→ **Stated exercise**: Everything from the line containing "Rebuild this chart" to the line containing "var chart = echarts.init(document.getElementById('main'));", both lines included, must be copied exactly; nothing else should be.

-------------------------

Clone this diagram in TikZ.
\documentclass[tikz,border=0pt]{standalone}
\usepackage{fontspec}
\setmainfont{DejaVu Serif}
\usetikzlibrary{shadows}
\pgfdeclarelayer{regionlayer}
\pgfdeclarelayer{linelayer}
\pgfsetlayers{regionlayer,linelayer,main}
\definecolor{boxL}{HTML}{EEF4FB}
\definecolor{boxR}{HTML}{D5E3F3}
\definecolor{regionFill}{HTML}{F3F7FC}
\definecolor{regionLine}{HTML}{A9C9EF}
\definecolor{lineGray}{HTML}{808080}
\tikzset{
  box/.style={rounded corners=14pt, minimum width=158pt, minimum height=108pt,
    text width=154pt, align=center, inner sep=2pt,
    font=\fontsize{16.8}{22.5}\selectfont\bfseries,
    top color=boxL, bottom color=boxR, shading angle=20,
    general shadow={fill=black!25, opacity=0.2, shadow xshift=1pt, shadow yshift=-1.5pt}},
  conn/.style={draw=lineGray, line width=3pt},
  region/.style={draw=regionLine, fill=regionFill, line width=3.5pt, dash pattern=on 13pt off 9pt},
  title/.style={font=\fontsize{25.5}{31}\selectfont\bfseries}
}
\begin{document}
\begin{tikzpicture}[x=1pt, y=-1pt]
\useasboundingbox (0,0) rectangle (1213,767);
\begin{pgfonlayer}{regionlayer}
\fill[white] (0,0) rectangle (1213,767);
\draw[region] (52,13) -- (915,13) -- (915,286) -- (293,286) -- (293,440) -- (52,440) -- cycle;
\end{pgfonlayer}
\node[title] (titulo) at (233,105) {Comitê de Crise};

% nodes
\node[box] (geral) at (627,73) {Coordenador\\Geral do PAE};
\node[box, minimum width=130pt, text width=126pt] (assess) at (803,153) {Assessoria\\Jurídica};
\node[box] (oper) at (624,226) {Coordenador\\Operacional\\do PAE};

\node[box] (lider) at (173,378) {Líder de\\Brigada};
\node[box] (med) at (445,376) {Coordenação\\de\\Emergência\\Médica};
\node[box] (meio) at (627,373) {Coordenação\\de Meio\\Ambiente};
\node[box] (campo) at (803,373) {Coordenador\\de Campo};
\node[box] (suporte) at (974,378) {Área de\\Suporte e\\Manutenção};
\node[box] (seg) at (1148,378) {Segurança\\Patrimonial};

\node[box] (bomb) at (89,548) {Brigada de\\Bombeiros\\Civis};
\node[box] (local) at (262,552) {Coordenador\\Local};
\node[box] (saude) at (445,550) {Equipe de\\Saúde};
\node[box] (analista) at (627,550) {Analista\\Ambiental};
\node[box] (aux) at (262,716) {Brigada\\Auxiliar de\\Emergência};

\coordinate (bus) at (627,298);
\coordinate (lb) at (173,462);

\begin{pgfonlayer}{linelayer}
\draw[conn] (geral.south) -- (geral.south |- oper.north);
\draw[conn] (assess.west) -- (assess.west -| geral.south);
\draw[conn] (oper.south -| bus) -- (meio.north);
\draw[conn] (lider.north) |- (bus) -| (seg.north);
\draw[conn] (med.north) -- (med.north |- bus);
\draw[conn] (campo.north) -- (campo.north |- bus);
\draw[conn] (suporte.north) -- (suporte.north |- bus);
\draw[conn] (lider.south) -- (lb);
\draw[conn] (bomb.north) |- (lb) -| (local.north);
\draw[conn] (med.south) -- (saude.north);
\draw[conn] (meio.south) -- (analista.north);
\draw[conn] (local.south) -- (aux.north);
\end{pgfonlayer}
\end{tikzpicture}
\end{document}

-------------------------

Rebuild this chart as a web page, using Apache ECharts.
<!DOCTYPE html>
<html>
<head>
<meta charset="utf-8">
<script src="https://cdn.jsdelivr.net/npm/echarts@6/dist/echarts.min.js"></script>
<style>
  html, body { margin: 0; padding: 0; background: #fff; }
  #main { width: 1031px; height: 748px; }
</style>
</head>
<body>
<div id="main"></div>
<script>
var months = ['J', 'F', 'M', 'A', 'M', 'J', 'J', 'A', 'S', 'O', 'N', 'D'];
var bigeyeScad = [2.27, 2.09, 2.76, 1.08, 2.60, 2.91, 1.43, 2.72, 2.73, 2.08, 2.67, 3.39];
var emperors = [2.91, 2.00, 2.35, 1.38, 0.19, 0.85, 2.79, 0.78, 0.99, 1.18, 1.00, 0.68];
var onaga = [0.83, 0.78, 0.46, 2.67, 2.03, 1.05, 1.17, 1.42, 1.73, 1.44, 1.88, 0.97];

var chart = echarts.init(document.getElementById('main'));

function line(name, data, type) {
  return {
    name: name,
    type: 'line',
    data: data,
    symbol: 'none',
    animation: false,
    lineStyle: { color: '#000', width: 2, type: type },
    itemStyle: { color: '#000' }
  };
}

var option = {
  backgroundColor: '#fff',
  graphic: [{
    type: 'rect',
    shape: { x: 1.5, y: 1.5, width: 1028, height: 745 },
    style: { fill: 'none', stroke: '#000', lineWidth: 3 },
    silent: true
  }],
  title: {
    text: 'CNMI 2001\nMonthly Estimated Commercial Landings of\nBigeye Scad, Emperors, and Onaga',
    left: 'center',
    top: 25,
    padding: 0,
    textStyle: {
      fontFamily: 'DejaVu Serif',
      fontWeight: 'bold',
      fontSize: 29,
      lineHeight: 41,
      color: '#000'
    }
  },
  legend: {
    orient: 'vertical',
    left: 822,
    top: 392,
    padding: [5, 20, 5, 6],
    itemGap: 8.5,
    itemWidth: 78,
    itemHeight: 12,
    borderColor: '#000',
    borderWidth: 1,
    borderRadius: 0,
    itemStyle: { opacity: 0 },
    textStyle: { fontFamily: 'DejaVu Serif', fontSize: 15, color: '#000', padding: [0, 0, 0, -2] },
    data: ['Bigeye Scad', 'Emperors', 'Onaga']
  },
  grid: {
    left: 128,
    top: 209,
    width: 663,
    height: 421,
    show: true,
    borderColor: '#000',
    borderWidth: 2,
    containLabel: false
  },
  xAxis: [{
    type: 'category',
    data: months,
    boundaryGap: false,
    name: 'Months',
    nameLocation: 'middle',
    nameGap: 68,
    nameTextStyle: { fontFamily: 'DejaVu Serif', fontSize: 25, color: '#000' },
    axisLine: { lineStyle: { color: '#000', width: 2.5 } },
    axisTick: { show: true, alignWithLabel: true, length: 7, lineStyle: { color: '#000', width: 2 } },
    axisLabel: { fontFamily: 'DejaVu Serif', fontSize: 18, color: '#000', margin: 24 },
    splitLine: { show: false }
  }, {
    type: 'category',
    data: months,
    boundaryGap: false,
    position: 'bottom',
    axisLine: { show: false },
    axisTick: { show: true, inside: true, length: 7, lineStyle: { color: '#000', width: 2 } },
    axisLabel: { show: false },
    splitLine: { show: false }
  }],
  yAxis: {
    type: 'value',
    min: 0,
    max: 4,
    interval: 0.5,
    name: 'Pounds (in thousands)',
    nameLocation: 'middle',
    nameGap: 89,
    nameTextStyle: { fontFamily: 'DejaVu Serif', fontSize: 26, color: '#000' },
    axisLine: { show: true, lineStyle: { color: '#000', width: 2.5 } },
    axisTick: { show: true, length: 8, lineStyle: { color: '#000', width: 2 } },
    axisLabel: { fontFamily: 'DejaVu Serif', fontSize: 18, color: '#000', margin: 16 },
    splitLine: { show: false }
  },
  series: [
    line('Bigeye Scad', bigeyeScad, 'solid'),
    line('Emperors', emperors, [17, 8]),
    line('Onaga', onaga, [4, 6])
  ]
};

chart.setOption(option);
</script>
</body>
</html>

-------------------------

→ **Solution for this task**:
Rebuild this chart as a web page, using Apache ECharts.
<!DOCTYPE html>
<html>
<head>
<meta charset="utf-8">
<script src="https://cdn.jsdelivr.net/npm/echarts@6/dist/echarts.min.js"></script>
<style>
  html, body { margin: 0; padding: 0; background: #fff; }
  #main { width: 1031px; height: 748px; }
</style>
</head>
<body>
<div id="main"></div>
<script>
var months = ['J', 'F', 'M', 'A', 'M', 'J', 'J', 'A', 'S', 'O', 'N', 'D'];
var bigeyeScad = [2.27, 2.09, 2.76, 1.08, 2.60, 2.91, 1.43, 2.72, 2.73, 2.08, 2.67, 3.39];
var emperors = [2.91, 2.00, 2.35, 1.38, 0.19, 0.85, 2.79, 0.78, 0.99, 1.18, 1.00, 0.68];
var onaga = [0.83, 0.78, 0.46, 2.67, 2.03, 1.05, 1.17, 1.42, 1.73, 1.44, 1.88, 0.97];

var chart = echarts.init(document.getElementById('main'));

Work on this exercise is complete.